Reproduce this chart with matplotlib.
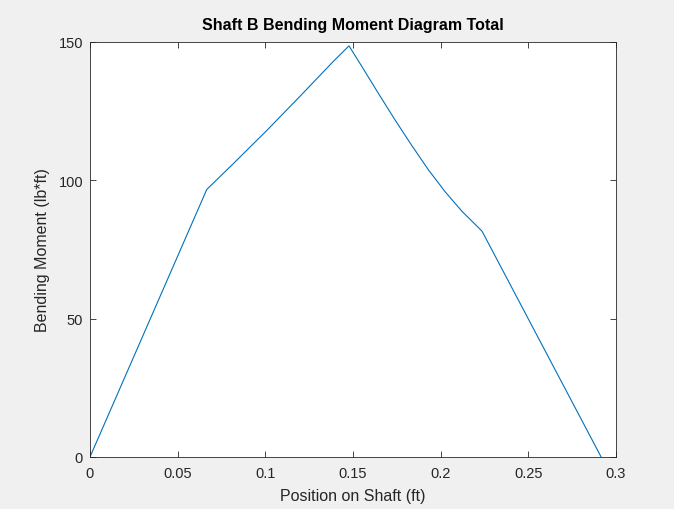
import matplotlib.pyplot as plt
import numpy as np

# position along shaft (ft) and total bending moment (lb*ft)
pos = [0.0, 0.0666, 0.0817, 0.1008, 0.1198, 0.1388, 0.1477,
       0.1550, 0.1644, 0.1740, 0.1835, 0.1930, 0.2025, 0.2120,
       0.2236, 0.2915]
moment = [0.0, 96.7, 106.0, 118.0, 130.4, 143.0, 148.6,
          141.2, 131.5, 121.8, 112.6, 103.8, 95.9, 88.9,
          81.6, 0.0]

xticks = [0, 0.05, 0.1, 0.15, 0.2, 0.25, 0.3]
xticklabels = ['0', '0.05', '0.1', '0.15', '0.2', '0.25', '0.3']
yticks = [0, 50, 100, 150]

plt.rcParams['font.family'] = ['Liberation Sans', 'DejaVu Sans']

fig = plt.figure(figsize=(6.74, 5.10), dpi=100, facecolor='#f0f0f0')
ax = fig.add_axes([0.1335, 0.102, 0.7805, 0.8137])

ax.plot(pos, moment, color='#0072BD', lw=0.8)

ax.set_xlim(0, 0.3)
ax.set_ylim(0, 150)
ax.set_xticks(xticks)
ax.set_xticklabels(xticklabels)
ax.set_yticks(yticks)

for s in ax.spines.values():
    s.set_color('#262626')
    s.set_linewidth(0.6)
ax.tick_params(direction='in', length=4, width=0.6, color='#262626',
               labelcolor='#262626', labelsize=10.5, top=True, right=True)
ax.tick_params(axis='x', pad=6.5)
ax.tick_params(axis='y', pad=5)

ax.set_title('Shaft B Bending Moment Diagram Total', fontsize=11.5,
             fontweight='bold', color='black', pad=9.5)
ax.set_xlabel('Position on Shaft (ft)', fontsize=11.5, color='#262626', labelpad=5.5)
ax.set_ylabel('Bending Moment (lb*ft)', fontsize=11.5, color='#262626', labelpad=6)

fig.savefig('out.png', dpi=100, facecolor=fig.get_facecolor())
plt.close()
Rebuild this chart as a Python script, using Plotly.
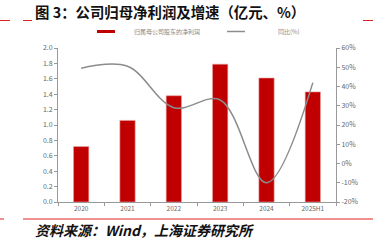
import plotly.graph_objects as go

categories = ["2020", "2021", "2022", "2023", "2024", "2025H1"]
net_profit = [0.72, 1.06, 1.38, 1.79, 1.61, 1.43]
yoy = [49.5, 50.5, 29.0, 33.0, -10.0, 42.0]
left_ticks = [0.0, 0.2, 0.4, 0.6, 0.8, 1.0, 1.2, 1.4, 1.6, 1.8, 2.0]
right_ticks = [-20, -10, 0, 10, 20, 30, 40, 50, 60]
series_names = ["归属母公司股东的净利润", "同比(%)"]

RED = "#C00000"
GREY = "#8C8C8C"
TICKC = "#666666"
FONT = "Noto Sans CJK SC"

fig = go.Figure()
fig.add_trace(go.Bar(x=categories, y=net_profit, name=series_names[0],
                     marker=dict(color=RED, line=dict(width=0.6, color="#E8A0A0")),
                     showlegend=False, yaxis="y"))
fig.add_trace(go.Scatter(x=categories, y=yoy, mode="lines", yaxis="y2", name=series_names[1],
                         line=dict(color=GREY, width=1.5, shape="spline", smoothing=1.0),
                         showlegend=False))

fig.update_layout(
    width=383, height=252,
    margin=dict(l=58, r=47, t=48, b=50),
    paper_bgcolor="white", plot_bgcolor="white",
    font=dict(family=FONT, size=7, color=TICKC),
    bargap=0.67,
    showlegend=False,
    xaxis=dict(type="category", showline=True, linecolor="#999999", linewidth=1,
               ticks="outside", tickson="boundaries", ticklen=3, tickcolor="#999999",
               showgrid=False, tickfont=dict(size=6.5, color=TICKC)),
    yaxis=dict(range=[0, 2.0], tickvals=left_ticks, ticktext=[f"{v:.1f}" for v in left_ticks],
               showline=True, linecolor="#999999", linewidth=1, ticks="outside", ticklen=3,
               tickcolor="#999999", showgrid=False, zeroline=False,
               tickfont=dict(size=7, color=TICKC)),
    yaxis2=dict(range=[-20, 60], tickvals=right_ticks, ticktext=[f"{v}%" for v in right_ticks],
                overlaying="y", side="right", showline=True, linecolor="#999999", linewidth=1,
                ticks="outside", ticklen=3, tickcolor="#999999", showgrid=False, zeroline=False,
                tickfont=dict(size=7, color=TICKC)),
)

def px(x):
    return (x - 58) / 278

def py(y):
    return (202 - y) / 154

fig.add_annotation(text="<b>图 3：公司归母净利润及增速（亿元、%）</b>", xref="paper", yref="paper",
                   x=px(33), y=py(12), xanchor="left", yanchor="middle",
                   showarrow=False, font=dict(family=FONT, size=14.4, color="#111111"))
fig.add_annotation(text="<b><i>资料来源：Wind，上海证券研究所</i></b>", xref="paper", yref="paper",
                   x=px(33), y=py(230), xanchor="left", yanchor="middle",
                   showarrow=False, font=dict(family=FONT, size=14, color="#111111"))

def hline(x0, x1, y, color="#E02020", width=1):
    fig.add_shape(type="line", xref="paper", yref="paper",
                  x0=px(x0), x1=px(x1), y0=py(y), y1=py(y),
                  line=dict(color=color, width=width))

hline(0, 10, 20.5)
hline(23, 32, 20.5)
hline(363, 373, 20.5)
hline(0, 4, 219)
hline(23, 373, 219)

# legend
hline(97, 115, 31.5, color=RED, width=3)
fig.add_annotation(text=series_names[0], xref="paper", yref="paper", x=px(132), y=py(31.5),
                   xanchor="left", yanchor="middle", showarrow=False,
                   font=dict(family=FONT, size=6, color="#888888"))
hline(227, 245, 31.5, color=GREY, width=1.5)
fig.add_annotation(text=series_names[1], xref="paper", yref="paper", x=px(276), y=py(31.5),
                   xanchor="left", yanchor="middle", showarrow=False,
                   font=dict(family=FONT, size=6, color="#888888"))

fig.write_html("out.html")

## Task to carry out
Retype everything in the material word for word, minus pictures.

## Written reply
Reproduce this chart with matplotlib.
import matplotlib.pyplot as plt
import numpy as np

# position along shaft (ft) and total bending moment (lb*ft)
pos = [0.0, 0.0666, 0.0817, 0.1008, 0.1198, 0.1388, 0.1477,
       0.1550, 0.1644, 0.1740, 0.1835, 0.1930, 0.2025, 0.2120,
       0.2236, 0.2915]
moment = [0.0, 96.7, 106.0, 118.0, 130.4, 143.0, 148.6,
          141.2, 131.5, 121.8, 112.6, 103.8, 95.9, 88.9,
          81.6, 0.0]

xticks = [0, 0.05, 0.1, 0.15, 0.2, 0.25, 0.3]
xticklabels = ['0', '0.05', '0.1', '0.15', '0.2', '0.25', '0.3']
yticks = [0, 50, 100, 150]

plt.rcParams['font.family'] = ['Liberation Sans', 'DejaVu Sans']

fig = plt.figure(figsize=(6.74, 5.10), dpi=100, facecolor='#f0f0f0')
ax = fig.add_axes([0.1335, 0.102, 0.7805, 0.8137])

ax.plot(pos, moment, color='#0072BD', lw=0.8)

ax.set_xlim(0, 0.3)
ax.set_ylim(0, 150)
ax.set_xticks(xticks)
ax.set_xticklabels(xticklabels)
ax.set_yticks(yticks)

for s in ax.spines.values():
    s.set_color('#262626')
    s.set_linewidth(0.6)
ax.tick_params(direction='in', length=4, width=0.6, color='#262626',
               labelcolor='#262626', labelsize=10.5, top=True, right=True)
ax.tick_params(axis='x', pad=6.5)
ax.tick_params(axis='y', pad=5)

ax.set_title('Shaft B Bending Moment Diagram Total', fontsize=11.5,
             fontweight='bold', color='black', pad=9.5)
ax.set_xlabel('Position on Shaft (ft)', fontsize=11.5, color='#262626', labelpad=5.5)
ax.set_ylabel('Bending Moment (lb*ft)', fontsize=11.5, color='#262626', labelpad=6)

fig.savefig('out.png', dpi=100, facecolor=fig.get_facecolor())
plt.close()
Rebuild this chart as a Python script, using Plotly.
import plotly.graph_objects as go

categories = ["2020", "2021", "2022", "2023", "2024", "2025H1"]
net_profit = [0.72, 1.06, 1.38, 1.79, 1.61, 1.43]
yoy = [49.5, 50.5, 29.0, 33.0, -10.0, 42.0]
left_ticks = [0.0, 0.2, 0.4, 0.6, 0.8, 1.0, 1.2, 1.4, 1.6, 1.8, 2.0]
right_ticks = [-20, -10, 0, 10, 20, 30, 40, 50, 60]
series_names = ["归属母公司股东的净利润", "同比(%)"]

RED = "#C00000"
GREY = "#8C8C8C"
TICKC = "#666666"
FONT = "Noto Sans CJK SC"

fig = go.Figure()
fig.add_trace(go.Bar(x=categories, y=net_profit, name=series_names[0],
                     marker=dict(color=RED, line=dict(width=0.6, color="#E8A0A0")),
                     showlegend=False, yaxis="y"))
fig.add_trace(go.Scatter(x=categories, y=yoy, mode="lines", yaxis="y2", name=series_names[1],
                         line=dict(color=GREY, width=1.5, shape="spline", smoothing=1.0),
                         showlegend=False))

fig.update_layout(
    width=383, height=252,
    margin=dict(l=58, r=47, t=48, b=50),
    paper_bgcolor="white", plot_bgcolor="white",
    font=dict(family=FONT, size=7, color=TICKC),
    bargap=0.67,
    showlegend=False,
    xaxis=dict(type="category", showline=True, linecolor="#999999", linewidth=1,
               ticks="outside", tickson="boundaries", ticklen=3, tickcolor="#999999",
               showgrid=False, tickfont=dict(size=6.5, color=TICKC)),
    yaxis=dict(range=[0, 2.0], tickvals=left_ticks, ticktext=[f"{v:.1f}" for v in left_ticks],
               showline=True, linecolor="#999999", linewidth=1, ticks="outside", ticklen=3,
               tickcolor="#999999", showgrid=False, zeroline=False,
               tickfont=dict(size=7, color=TICKC)),
    yaxis2=dict(range=[-20, 60], tickvals=right_ticks, ticktext=[f"{v}%" for v in right_ticks],
                overlaying="y", side="right", showline=True, linecolor="#999999", linewidth=1,
                ticks="outside", ticklen=3, tickcolor="#999999", showgrid=False, zeroline=False,
                tickfont=dict(size=7, color=TICKC)),
)

def px(x):
    return (x - 58) / 278

def py(y):
    return (202 - y) / 154

fig.add_annotation(text="<b>图 3：公司归母净利润及增速（亿元、%）</b>", xref="paper", yref="paper",
                   x=px(33), y=py(12), xanchor="left", yanchor="middle",
                   showarrow=False, font=dict(family=FONT, size=14.4, color="#111111"))
fig.add_annotation(text="<b><i>资料来源：Wind，上海证券研究所</i></b>", xref="paper", yref="paper",
                   x=px(33), y=py(230), xanchor="left", yanchor="middle",
                   showarrow=False, font=dict(family=FONT, size=14, color="#111111"))

def hline(x0, x1, y, color="#E02020", width=1):
    fig.add_shape(type="line", xref="paper", yref="paper",
                  x0=px(x0), x1=px(x1), y0=py(y), y1=py(y),
                  line=dict(color=color, width=width))

hline(0, 10, 20.5)
hline(23, 32, 20.5)
hline(363, 373, 20.5)
hline(0, 4, 219)
hline(23, 373, 219)

# legend
hline(97, 115, 31.5, color=RED, width=3)
fig.add_annotation(text=series_names[0], xref="paper", yref="paper", x=px(132), y=py(31.5),
                   xanchor="left", yanchor="middle", showarrow=False,
                   font=dict(family=FONT, size=6, color="#888888"))
hline(227, 245, 31.5, color=GREY, width=1.5)
fig.add_annotation(text=series_names[1], xref="paper", yref="paper", x=px(276), y=py(31.5),
                   xanchor="left", yanchor="middle", showarrow=False,
                   font=dict(family=FONT, size=6, color="#888888"))

fig.write_html("out.html")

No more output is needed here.